One Comment for “PUCT Leaders in Denial: Erasing Renewables from Blackout Causality”


  1. Richard Greene  

    Texas had rolling blackouts in February 2011, affecting 3,2 million customers.

    An official report was published in August 2011

    I read it earlier this year. 357 tedious pages.

    I can understand why most people would ignore it.

    https://www.ferc.gov/sites/default/files/2020-04/08-16-11-report.pdf

    The report said the Texas energy infrastructure was not prepared for unusually cold weather.

    But rather than learning from that report, Texas made their grid even less prepared for unusually cold weather over the next 10 years.

    The unusual weather in February 2021 was colder, and longer lasting, than the unusually cold weather in 2011.

    So the 2021 blackouts were worse than the 2011 rolling blackouts, and affected 5 million Texans (out of 29 million Texans), rather than 3.2 million Texans.

    There is no indication this problem will be fixed for the next unusually cold weather event, which could be next winter, or in ten years, or never again.

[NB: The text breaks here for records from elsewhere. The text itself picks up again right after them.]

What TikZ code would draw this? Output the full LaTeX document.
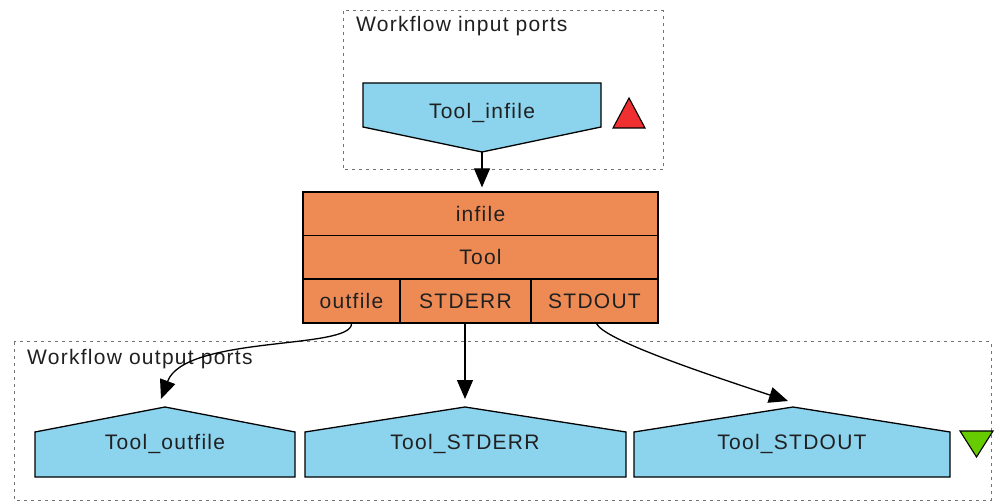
\documentclass[tikz,border=0pt]{standalone}
\usepackage{fontspec}
\setmainfont[LetterSpace=6]{Liberation Sans}
\usetikzlibrary{arrows.meta}
\definecolor{portblue}{HTML}{8CD3EE}
\definecolor{procorange}{HTML}{EE8B55}
\definecolor{inred}{HTML}{F03030}
\definecolor{outgreen}{HTML}{66CC00}
\definecolor{txt}{HTML}{202020}
\tikzset{
  cluster/.style={draw=black!55, line width=1pt, dash pattern=on 3pt off 4pt},
  clusterlabel/.style={anchor=base west, inner sep=0pt, text=txt, font=\fontsize{21}{24}\selectfont},
  portshape/.style={draw=black, fill=portblue, line width=1.3pt, line join=miter},
  porttext/.style={inner sep=0pt, text=txt, font=\fontsize{21}{24}\selectfont},
  cell/.style={draw=black, fill=procorange, line width=1.3pt, inner sep=0pt, text=txt, font=\fontsize{21}{24}\selectfont},
  flow/.style={draw=black, line width=1.3pt, -{Triangle[length=19pt,width=16pt]}},
  marker/.style={draw=black, line width=1.1pt, line join=miter}
}
\begin{document}
\begin{tikzpicture}[x=1pt,y=-1pt]
\useasboundingbox (0,0) rectangle (998,502);
% clusters
\draw[cluster] (343,11) rectangle (663,170);
\node[clusterlabel] (inlabel) at (356,32) {Workflow input ports};
\draw[cluster] (14,342) rectangle (991,500);
\node[clusterlabel] (outlabel) at (27,364) {Workflow output ports};
% input port
\path[portshape] (363,83) -- (601,83) -- (601,127) -- (482,152) -- (363,127) -- cycle;
\coordinate (intip) at (482,152);
\node[porttext] (infile) at (482,113) {Tool\_infile};
\path[marker, fill=inred] (613,128) -- (645,128) -- (629,98) -- cycle;
% processor
\node[cell, minimum width=355pt, minimum height=43.5pt] (inrow) at (480.5,213.75) {infile};
\node[cell, minimum width=355pt, minimum height=43.5pt] (toolrow) at (480.5,257.25) {Tool};
\node[cell, minimum width=97pt, minimum height=44pt] (outcell) at (351.5,301) {outfile};
\node[cell, minimum width=131pt, minimum height=44pt] (errcell) at (465.5,301) {STDERR};
\node[cell, minimum width=127pt, minimum height=44pt] (outcell2) at (594.5,301) {STDOUT};
% output ports
\path[portshape] (35,477) -- (35,432) -- (165,407) -- (295,432) -- (295,477) -- cycle;
\coordinate (o1tip) at (165,407);
\node[porttext] (o1) at (165,444) {Tool\_outfile};
\path[portshape] (305,477) -- (305,432) -- (465,407) -- (626,432) -- (626,477) -- cycle;
\coordinate (o2tip) at (465,407);
\node[porttext] (o2) at (465,444) {Tool\_STDERR};
\path[portshape] (634,477) -- (634,432) -- (793,407) -- (950,432) -- (950,477) -- cycle;
\coordinate (o3tip) at (793,407);
\node[porttext] (o3) at (792,444) {Tool\_STDOUT};
\path[marker, fill=outgreen] (960,431) -- (993,431) -- (976.5,457) -- cycle;
% connectors
\draw[flow] (intip) -- ([shift={(0,-4)}]intip |- inrow.north);
\draw[flow] (outcell.south) .. controls (352,350) and (185,335) .. ([shift={(-4,-8)}]o1tip);
\draw[flow] (errcell.south -| o2tip) -- ([shift={(0,-8)}]o2tip);
\draw[flow] ([xshift=2pt]outcell2.south) .. controls (605,340) and (700,372) .. ([shift={(-5,-6)}]o3tip);
\end{tikzpicture}
\end{document}
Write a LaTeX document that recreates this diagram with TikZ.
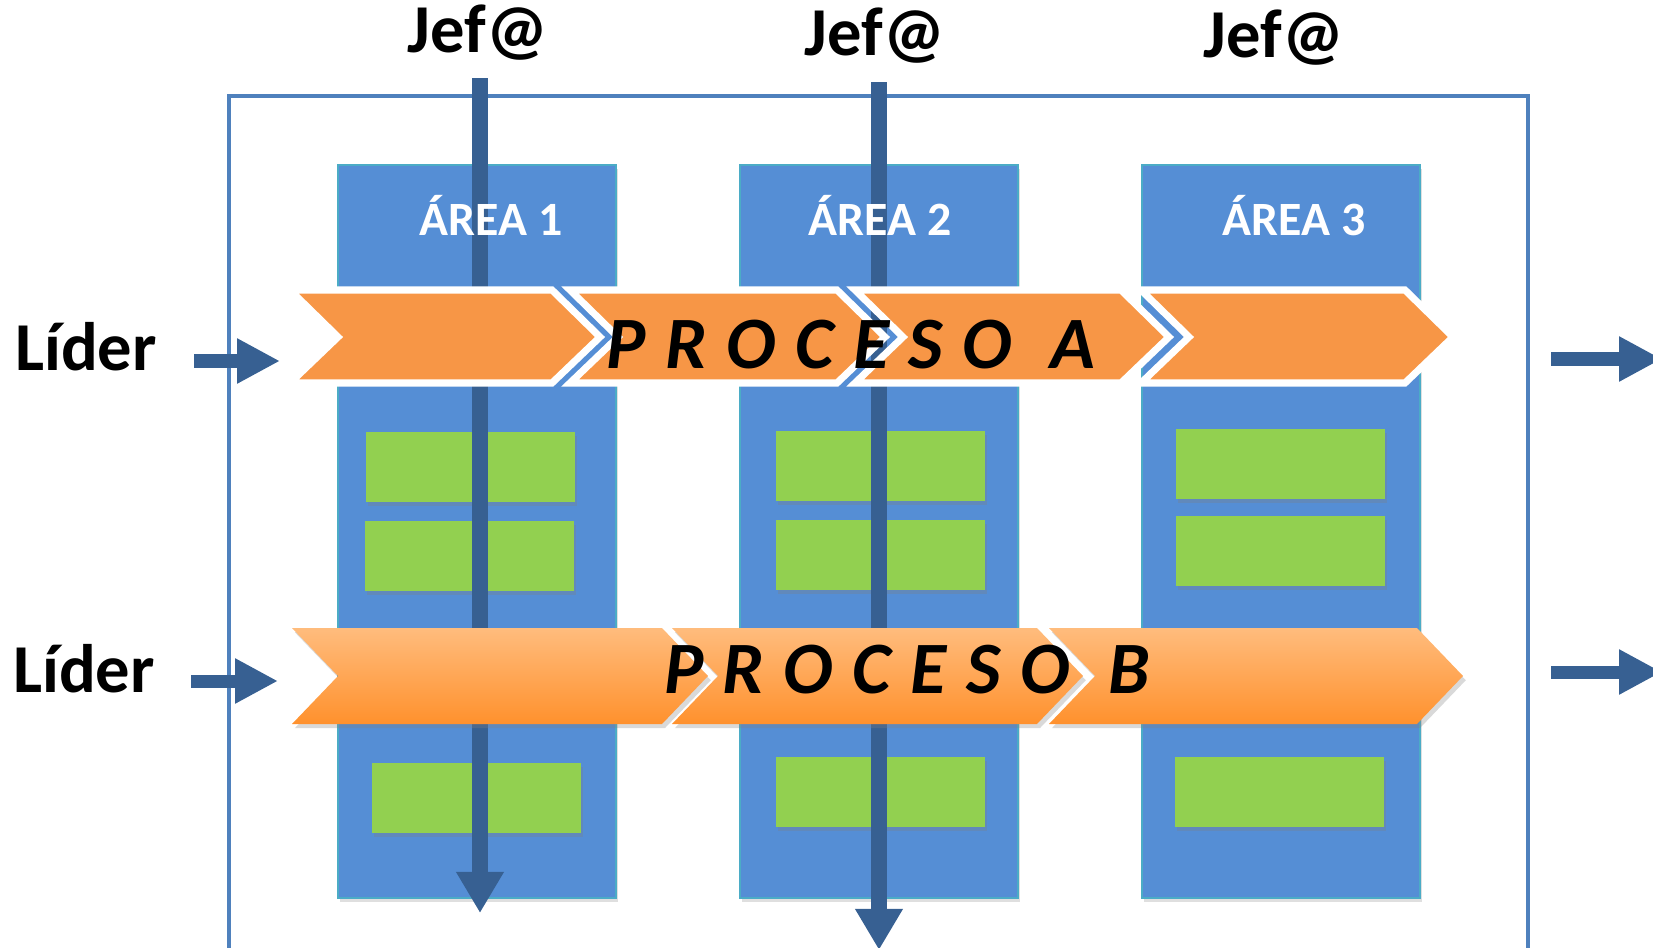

    The primary goal of an electric grid is reliability.

    The least reliable source of electricity is windmills.

    Windmills have highly variable output.

    And wind speed is very hard to predict.

    The total “nameplate” capacity doesn’t mean much when there is no wind.

    The average power output per day is also not very useful.

    Because output for an hour or two can be very low, several times a week, for a whole state.

    Using scientific terminology: Windmills are “for the birds” …. oops, that’s not the right term — they are also bird and bat shredders, on top of all their other faults, including infrasonic noise that affects the health of some people, and many animals.

    Windmills belong in museums, not connected to electric grids.